The problem: Pictures are not part of the copy. Retype the lines from the first one through the line that contains "yscale = alt.Scale(domain=Y_DOM, nice=False, zero=False)".

** start of Supplied information **

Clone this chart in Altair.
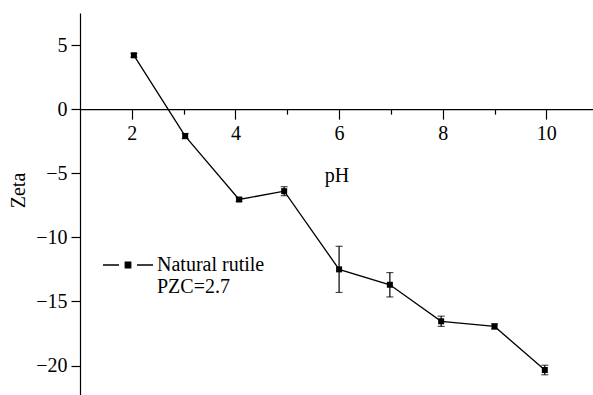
import altair as alt
import pandas as pd

ph = [2.04, 3.03, 4.07, 4.94, 6.0, 6.98, 7.97, 9.0, 9.97]
zeta = [4.2, -2.1, -7.05, -6.4, -12.5, -13.7, -16.55, -16.95, -20.35]
err = [0.15, 0.2, 0.15, 0.35, 1.8, 0.95, 0.4, 0.2, 0.37]

x_ticks = [2, 3, 4, 5, 6, 7, 8, 9, 10]
y_ticks = [-20, -17.5, -15, -12.5, -10, -7.5, -5, -2.5, 0, 2.5, 5, 7.5]
series_name = "Natural rutile"
legend_lines = ["Natural rutile", "PZC=2.7"]

df = pd.DataFrame({"pH": ph, "Zeta": zeta, "err": err})
df["lo"] = df["Zeta"] - df["err"]
df["hi"] = df["Zeta"] + df["err"]

FONT = "Liberation Serif"
W, H = 513, 382
Y_DOM = [-22.3, 7.5]
X_DOM = [1, 10.9]
x_offset = -H * (0 - Y_DOM[0]) / (Y_DOM[1] - Y_DOM[0])

xscale = alt.Scale(domain=X_DOM, nice=False, zero=False)
yscale = alt.Scale(domain=Y_DOM, nice=False, zero=False)

x_axis = alt.Axis(
    values=x_ticks, offset=x_offset, grid=False,
    labelExpr="datum.value % 2 === 0 ? datum.label : ''",
    tickSize={"condition": {"test": "datum.value % 2 === 0", "value": 10}, "value": 5},
    labelPadding=4, title="pH", titlePadding=22,
    labelFont=FONT, labelFontSize=20, titleFont=FONT, titleFontSize=20,
)
y_axis = alt.Axis(
    values=y_ticks, grid=False,
    labelExpr="datum.value % 5 === 0 ? datum.label : ''",
    tickSize={"condition": {"test": "datum.value % 5 === 0", "value": 9}, "value": 5},
    labelPadding=4, title="Zeta",
    labelFont=FONT, labelFontSize=20, titleFont=FONT, titleFontSize=20,
    titleAngle=270, titleX=-62, titleY=177, titleAlign="center", titleBaseline="middle",
)

x = alt.X("pH:Q", scale=xscale, axis=x_axis)
y = alt.Y("Zeta:Q", scale=yscale, axis=y_axis)

color = alt.Color(
    "series:N",
    scale=alt.Scale(domain=[series_name], range=["black"]),
    legend=alt.Legend(
        title=None, orient="none", legendX=22, legendY=226,
        symbolType="M-1,0H-0.36M0.36,0H1M-0.11,-0.11H0.11V0.11H-0.11Z",
        symbolSize=2500, symbolStrokeWidth=1.3, symbolStrokeColor="black",
        symbolFillColor="black", labelOffset=3,
        labelExpr="['" + legend_lines[0] + "', '" + legend_lines[1] + "']",
        labelFont=FONT, labelFontSize=20, labelColor="black",
    ),
)

base = alt.Chart(df).transform_calculate(series="'" + series_name + "'")

line = base.mark_line(color="black", strokeWidth=1.3).encode(x=x, y=y, color=color)
rules = base.mark_rule(color="black", strokeWidth=1.2).encode(
    x=alt.X("pH:Q", scale=xscale), y=alt.Y("lo:Q", scale=yscale), y2="hi:Q"
)
cap_lo = base.mark_tick(color="black", orient="horizontal", size=7, thickness=1.2).encode(
    x=alt.X("pH:Q", scale=xscale), y=alt.Y("lo:Q", scale=yscale)
)
cap_hi = base.mark_tick(color="black", orient="horizontal", size=7, thickness=1.2).encode(
    x=alt.X("pH:Q", scale=xscale), y=alt.Y("hi:Q", scale=yscale)
)
pts = base.mark_square(color="black", size=36, opacity=1, filled=True).encode(
    x=alt.X("pH:Q", scale=xscale), y=alt.Y("Zeta:Q", scale=yscale)
)

chart = (
    alt.layer(line, rules, cap_lo, cap_hi, pts)
    .properties(
        width=W, height=H,
        autosize=alt.AutoSizeParams(type="none"),
        padding={"left": 80, "top": 13, "right": 0, "bottom": 0},
        background="white",
    )
    .configure(font=FONT)
    .configure_view(stroke=None)
    .configure_axis(
        labelFont=FONT, labelFontSize=20, labelColor="black",
        titleFont=FONT, titleFontSize=20, titleColor="black", titleFontWeight="normal",
        domainColor="black", domainWidth=1.2, tickColor="black", tickWidth=1.2,
    )
    .configure_legend(labelFont=FONT, labelFontSize=20, labelColor="black")
)

chart.save("out.html", embed_options={"renderer": "svg", "actions": False})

** end of Supplied information **

Response:
Clone this chart in Altair.
import altair as alt
import pandas as pd

ph = [2.04, 3.03, 4.07, 4.94, 6.0, 6.98, 7.97, 9.0, 9.97]
zeta = [4.2, -2.1, -7.05, -6.4, -12.5, -13.7, -16.55, -16.95, -20.35]
err = [0.15, 0.2, 0.15, 0.35, 1.8, 0.95, 0.4, 0.2, 0.37]

x_ticks = [2, 3, 4, 5, 6, 7, 8, 9, 10]
y_ticks = [-20, -17.5, -15, -12.5, -10, -7.5, -5, -2.5, 0, 2.5, 5, 7.5]
series_name = "Natural rutile"
legend_lines = ["Natural rutile", "PZC=2.7"]

df = pd.DataFrame({"pH": ph, "Zeta": zeta, "err": err})
df["lo"] = df["Zeta"] - df["err"]
df["hi"] = df["Zeta"] + df["err"]

FONT = "Liberation Serif"
W, H = 513, 382
Y_DOM = [-22.3, 7.5]
X_DOM = [1, 10.9]
x_offset = -H * (0 - Y_DOM[0]) / (Y_DOM[1] - Y_DOM[0])

xscale = alt.Scale(domain=X_DOM, nice=False, zero=False)
yscale = alt.Scale(domain=Y_DOM, nice=False, zero=False)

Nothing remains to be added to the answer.